Staatsanwalt fordert bis zu siebeneinhalb Jahre Haft für Fincancı

Der Präsidentin der türkischen Ärztekammer (TTB), Şebnem Korur Fincancı, drohen wegen Aussagen rund um den Einsatz von Chemiewaffen durch das türkische Militär in Südkurdistan bis zu siebeneinhalb Jahre Haft.

Der Präsidentin der türkischen Ärztekammer (TTB), Şebnem Korur Fincancı, drohen wegen Aussagen rund um den Einsatz von Chemiewaffen gegen die kurdische Guerilla bis zu siebeneinhalb Jahre Haft. Die Generalstaatsanwaltschaft Ankara wirft der 63-Jährigen „Propaganda für eine terroristische Organisation“ vor, wie Staatsmedien berichteten. An welches Gericht die Anklage ging ist unklar, sehr wahrscheinlich aber an ein Schwurgericht. Dort entscheidet die zuständige Kammer über die Eröffnung des Hauptverfahrens und einen Prozesstermin.

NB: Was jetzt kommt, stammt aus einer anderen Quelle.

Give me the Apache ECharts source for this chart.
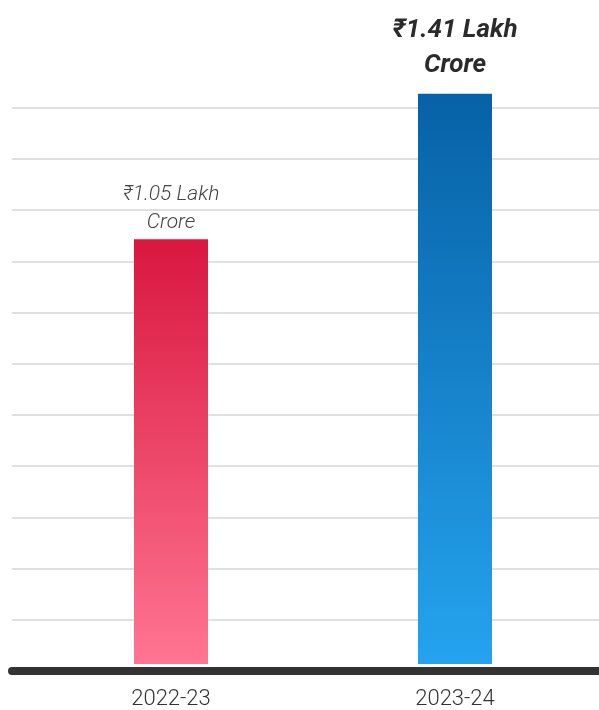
<!DOCTYPE html>
<html>
<head>
<meta charset="utf-8">
<script src="https://cdn.jsdelivr.net/npm/echarts@6/dist/echarts.min.js"></script>
<style>
html, body { margin: 0; padding: 0; background: #fff; }
#chart { width: 599px; height: 710px; }
</style>
</head>
<body>
<div id="chart"></div>
<script>
// data
var years = ['2022-23', '2023-24'];
var revenue = [1.05, 1.41]; // ₹ lakh crore
var valueLabels = ['₹1.05 Lakh\nCrore', '₹1.41 Lakh\nCrore'];
var yMax = 1.375;
var yStep = 0.125;

var myChart = echarts.init(document.getElementById('chart'));

// bar colours / label looks per bar
var gradients = [
    new echarts.graphic.LinearGradient(0, 0, 0, 1, [
        {offset: 0, color: '#d9173f'}, {offset: 1, color: '#ff7592'}
    ]),
    new echarts.graphic.LinearGradient(0, 0, 0, 1, [
        {offset: 0, color: '#0761a6'}, {offset: 1, color: '#25a3ee'}
    ])
];
var labelStyles = [
    {fontSize: 21, fontWeight: 300, lineHeight: 28, color: '#444', distance: 3},
    {fontSize: 26, fontWeight: 'bold', lineHeight: 35, color: '#2b2b2b', distance: 11}
];

var barData = revenue.map(function (v, i) {
    var ls = labelStyles[i];
    return {
        value: v,
        itemStyle: {color: gradients[i]},
        label: {
            show: true,
            position: 'top',
            distance: ls.distance,
            formatter: valueLabels[i],
            fontFamily: 'Roboto',
            fontStyle: 'italic',
            fontSize: ls.fontSize,
            fontWeight: ls.fontWeight,
            lineHeight: ls.lineHeight,
            color: ls.color
        }
    };
});

var option = {
    animation: false,
    backgroundColor: '#fff',
    grid: [
        {left: 12, right: 0, top: 107.8, bottom: 39},   // gridlines + baseline
        {left: 29, right: 2, top: 107.8, bottom: 39}    // bars
    ],
    xAxis: [
        {
            gridIndex: 0, type: 'value', min: 0, max: 1, z: 5,
            axisLine: {show: true, lineStyle: {color: '#333', width: 8}},
            axisTick: {show: false}, axisLabel: {show: false}, splitLine: {show: false}
        },
        {
            gridIndex: 1, type: 'category', data: years,
            axisLine: {show: false}, axisTick: {show: false},
            axisLabel: {
                margin: 24, fontFamily: 'Roboto', fontSize: 22,
                fontWeight: 300, color: '#333'
            }
        }
    ],
    yAxis: [
        {
            gridIndex: 0, type: 'value', min: 0, max: yMax, interval: yStep,
            axisLine: {show: false}, axisTick: {show: false}, axisLabel: {show: false},
            splitLine: {lineStyle: {color: '#d6d6d6', width: 1.5}}
        },
        {
            gridIndex: 1, type: 'value', min: 0, max: yMax, interval: yStep, show: false
        }
    ],
    series: [{
        type: 'bar',
        xAxisIndex: 1,
        yAxisIndex: 1,
        barWidth: 74,
        clip: false,
        data: barData
    }]
};

myChart.setOption(option);
</script>
</body>
</html>
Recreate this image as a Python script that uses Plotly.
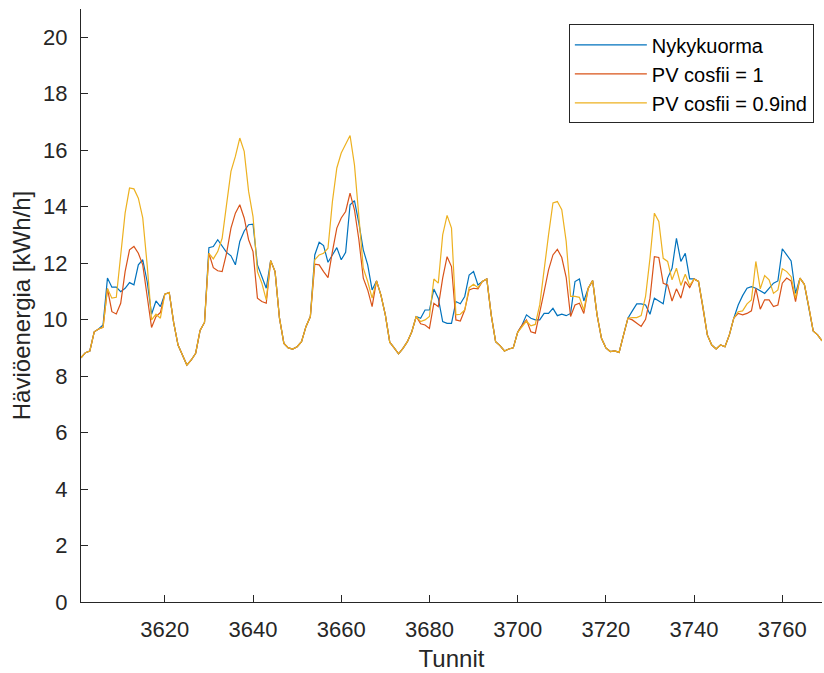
import plotly.graph_objects as go

hours = list(range(3601, 3770))

nykykuorma = [
    8.65, 8.83, 8.89, 9.57, 9.67, 9.81, 11.47, 11.15, 11.15, 10.99,
    11.11, 11.31, 11.23, 11.94, 12.12, 11.35, 10.19, 10.66, 10.46, 10.90,
    10.96, 9.90, 9.10, 8.75, 8.39, 8.57, 8.81, 9.62, 9.90, 12.55,
    12.59, 12.83, 12.62, 12.38, 12.26, 11.94, 12.77, 13.14, 13.36, 13.38,
    11.94, 11.52, 11.11, 12.09, 11.70, 10.05, 9.16, 9.00, 8.96, 9.04,
    9.22, 9.75, 10.11, 12.29, 12.74, 12.62, 12.03, 12.29, 12.55, 12.12,
    12.38, 14.07, 14.21, 13.42, 12.47, 11.94, 11.05, 11.37, 10.87, 10.17,
    9.20, 9.00, 8.79, 8.98, 9.22, 9.57, 10.11, 10.05, 10.34, 10.34,
    11.08, 10.76, 9.93, 9.87, 9.87, 10.64, 10.56, 10.82, 11.58, 11.70,
    11.23, 11.35, 11.44, 10.17, 9.22, 9.08, 8.89, 8.96, 9.00, 9.55,
    9.81, 10.17, 10.05, 9.99, 9.99, 10.22, 10.22, 10.40, 10.14, 10.19,
    10.14, 10.22, 11.35, 11.44, 10.66, 11.11, 11.38, 10.17, 9.34, 9.00,
    8.87, 8.89, 8.84, 9.46, 10.05, 10.31, 10.56, 10.56, 10.52, 10.19,
    10.76, 10.66, 10.56, 11.47, 11.82, 12.88, 12.06, 12.35, 11.44, 11.44,
    11.35, 10.46, 9.46, 9.10, 8.96, 9.10, 9.04, 9.46, 10.05, 10.52,
    10.85, 11.11, 11.17, 11.11, 11.02, 10.93, 11.11, 11.29, 11.37, 12.51,
    12.29, 12.08, 10.93, 11.47, 11.25, 10.46, 9.60, 9.46, 9.25,
]

pv_cos1 = [
    8.65, 8.83, 8.89, 9.57, 9.67, 9.73, 11.10, 10.28, 10.20, 10.58,
    11.70, 12.47, 12.59, 12.35, 11.94, 10.76, 9.72, 10.11, 10.25, 10.90,
    10.96, 9.90, 9.10, 8.75, 8.39, 8.57, 8.81, 9.62, 9.90, 12.35,
    11.84, 11.73, 11.70, 12.35, 13.24, 13.77, 14.07, 13.60, 12.83, 12.41,
    10.76, 10.64, 10.58, 12.09, 11.70, 10.05, 9.16, 9.00, 8.96, 9.04,
    9.22, 9.75, 10.11, 11.96, 11.94, 11.70, 11.49, 12.41, 13.24, 13.60,
    13.83, 14.48, 13.89, 12.83, 11.47, 11.05, 10.46, 11.37, 10.87, 10.17,
    9.20, 9.00, 8.79, 8.98, 9.22, 9.57, 10.11, 9.85, 9.81, 9.69,
    10.58, 10.46, 11.47, 12.23, 11.88, 9.99, 9.95, 10.34, 11.05, 11.11,
    11.09, 11.35, 11.44, 10.17, 9.22, 9.08, 8.89, 8.96, 9.00, 9.55,
    9.81, 9.99, 9.57, 9.52, 10.22, 10.99, 11.76, 12.29, 12.49, 12.20,
    11.50, 10.11, 10.52, 10.58, 10.22, 11.11, 11.38, 10.17, 9.34, 9.00,
    8.87, 8.89, 8.84, 9.46, 10.05, 9.99, 9.87, 9.76, 10.01, 10.76,
    12.23, 12.20, 11.29, 11.23, 10.66, 11.09, 10.76, 11.35, 11.13, 11.44,
    11.35, 10.46, 9.46, 9.10, 8.96, 9.10, 9.04, 9.46, 10.05, 10.22,
    10.17, 10.22, 10.31, 11.11, 10.37, 10.70, 10.70, 10.46, 10.52, 11.29,
    11.47, 11.37, 10.64, 11.47, 11.25, 10.46, 9.60, 9.46, 9.25,
]

pv_cos09 = [
    8.65, 8.83, 8.89, 9.57, 9.67, 9.73, 11.10, 10.76, 10.79, 12.17,
    13.77, 14.66, 14.63, 14.30, 13.60, 11.94, 9.99, 10.19, 10.05, 10.90,
    10.96, 9.90, 9.10, 8.75, 8.39, 8.57, 8.81, 9.62, 9.90, 12.35,
    12.15, 12.41, 12.88, 14.07, 15.25, 15.78, 16.43, 15.96, 14.54, 13.65,
    11.70, 11.29, 10.70, 12.09, 11.70, 10.05, 9.16, 9.00, 8.96, 9.04,
    9.22, 9.75, 10.11, 12.12, 12.29, 12.35, 12.53, 14.18, 15.37, 15.90,
    16.19, 16.52, 15.48, 13.60, 11.82, 11.35, 10.76, 11.37, 10.87, 10.17,
    9.20, 9.00, 8.79, 8.98, 9.22, 9.57, 10.11, 9.93, 9.99, 10.11,
    11.44, 11.29, 13.00, 13.69, 13.24, 10.17, 10.19, 10.34, 11.13, 11.25,
    11.13, 11.35, 11.44, 10.17, 9.22, 9.08, 8.89, 8.96, 9.00, 9.55,
    9.75, 9.95, 9.78, 9.83, 10.52, 11.82, 13.00, 14.13, 14.18, 13.89,
    12.77, 10.82, 10.82, 10.79, 10.34, 11.11, 11.38, 10.17, 9.34, 9.00,
    8.87, 8.89, 8.84, 9.46, 10.05, 10.07, 10.07, 10.14, 10.82, 12.17,
    13.77, 13.48, 12.17, 12.06, 11.41, 11.82, 11.21, 11.61, 11.21, 11.44,
    11.35, 10.46, 9.46, 9.10, 8.96, 9.10, 9.04, 9.46, 10.05, 10.28,
    10.31, 10.56, 10.70, 12.06, 11.09, 11.56, 11.41, 10.93, 11.05, 11.80,
    11.70, 11.52, 10.76, 11.47, 11.25, 10.46, 9.60, 9.46, 9.25,
]

series_names = ["Nykykuorma", "PV cosfii = 1", "PV cosfii = 0.9ind"]
series_colors = ["#0072BD", "#D95319", "#EDB120"]

x_ticks = [3620, 3640, 3660, 3680, 3700, 3720, 3740, 3760]
y_ticks = list(range(0, 21, 2))

FONT = "Liberation Sans, Arial, Helvetica, sans-serif"
AX = "#262626"

fig = go.Figure()
for name, vals, col in zip(series_names, [nykykuorma, pv_cos1, pv_cos09], series_colors):
    fig.add_trace(go.Scatter(x=hours, y=vals, mode="lines", name=name,
                             line=dict(color=col, width=1.2)))

fig.update_layout(
    width=824, height=673,
    margin=dict(l=81, r=2, t=9, b=71, pad=0),
    paper_bgcolor="white", plot_bgcolor="white",
    font=dict(family=FONT, color=AX, size=22),
    showlegend=True,
    legend=dict(x=0.989, y=0.974, xanchor="right", yanchor="top",
                bgcolor="white", bordercolor=AX, borderwidth=1,
                font=dict(size=20, color="black", family=FONT),
                itemwidth=72, tracegroupgap=0),
)
fig.update_xaxes(
    range=[3601, 3769], tickvals=x_ticks, ticktext=[str(v) for v in x_ticks],
    showgrid=False, zeroline=False, showline=True, linecolor=AX, linewidth=1,
    ticks="inside", ticklen=7, tickcolor=AX, tickwidth=1,
    tickfont=dict(size=22, color=AX), ticklabelstandoff=8,
    title=dict(text="Tunnit", font=dict(size=24, color=AX), standoff=8),
)
fig.update_yaxes(
    range=[0, 21], tickvals=y_ticks, ticktext=[str(v) for v in y_ticks],
    showgrid=False, zeroline=False, showline=True, linecolor=AX, linewidth=1,
    ticks="inside", ticklen=7, tickcolor=AX, tickwidth=1,
    tickfont=dict(size=22, color=AX), ticklabelstandoff=8,
    title=dict(text="Häviöenergia [kWh/h]", font=dict(size=24, color=AX), standoff=5),
)

fig.write_html("out.html")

Şebnem Korur Fincancı befindet sich seit rund einem Monat in Haft. Grundlage für die Anklage sind Äußerungen, die sie in einem Fernsehinterview mit dem kurdischen Sender Medya Haber gemacht hat. Darin war die international renommierte Rechtsmedizinerin zu Chemiewaffenangriffen gegen die PKK-Guerilla in der Kurdistan-Region Irak (KRI) durch türkische Truppen befragt worden. Sie forderte, die Vorwürfe entsprechend internationalen Standards unabhängig untersuchen zu lassen. Staatspräsident Erdoğan warf ihr daraufhin Verunglimpfung der Streitkräfte und Beleidigung ihres Landes vor.

Von ANF veröffentlichte Videos zeigen, wie türkische Soldaten bei Besatzungsoperationen im südlichen Kurdistan chemische Kampfstoffe gegen Guerillastellungen einsetzen. Auch liegen Aufnahmen von verletzten Kämpfer:innen vor, die zuvor den eingesetzten Chemikalien ausgesetzt waren. Neben Fincancı hatten auch die Demokratische Partei der Völker (HDP) und die kurdische Zivilgesellschaft unabhängige Untersuchungen dazu gefordert. Die türkische Regierung bestreitet die Vorwürfe.

IPPNW bestätigt Vorwürfe

Die ärztliche Friedensorganisation IPPNW hatte im September - nachdem sich die Meldungen über türkische Chemiewaffenangriffe im südlichen Kurdistan überschlugen - eine Delegationsreise in die KRI unternommen, um den Vorwürfen nachzugehen, Bildmaterial zu sichten und Proben zu entnehmen und bewerten. Zwar war der Delegation der Zugang in die von türkischen Chemiewaffeneinsätzen betroffenen Regionen von der KRI-Regierung verweigert worden. Der im Oktober zur Reise veröffentlichte Bericht der IPPNW sieht die Vorwürfe der kurdischen Seite dennoch bestätigt und erachtet eine unverzügliche unabhängige internationale Untersuchung als notwendig.

Verurteilung nach Anti-Terror-Gesetz Nr. 3713 Artikel 7/2

Die Verurteilung von Fincancı soll nach Art. 7 Abs. 2 des türkischen Anti-Terror-Gesetzes (Gesetz Nr. 3713) erfolgen. Im Gesetzestext heißt es dazu: „Wer Propaganda für eine terroristische Organisation macht, wird mit Freiheitsstrafe zwischen einem und fünf Jahren bestraft.“ Die Strafe erhöht sich um die Hälfte, wenn das „Verbrechen“ durch die Presse oder durch Rundfunk begangen wurde.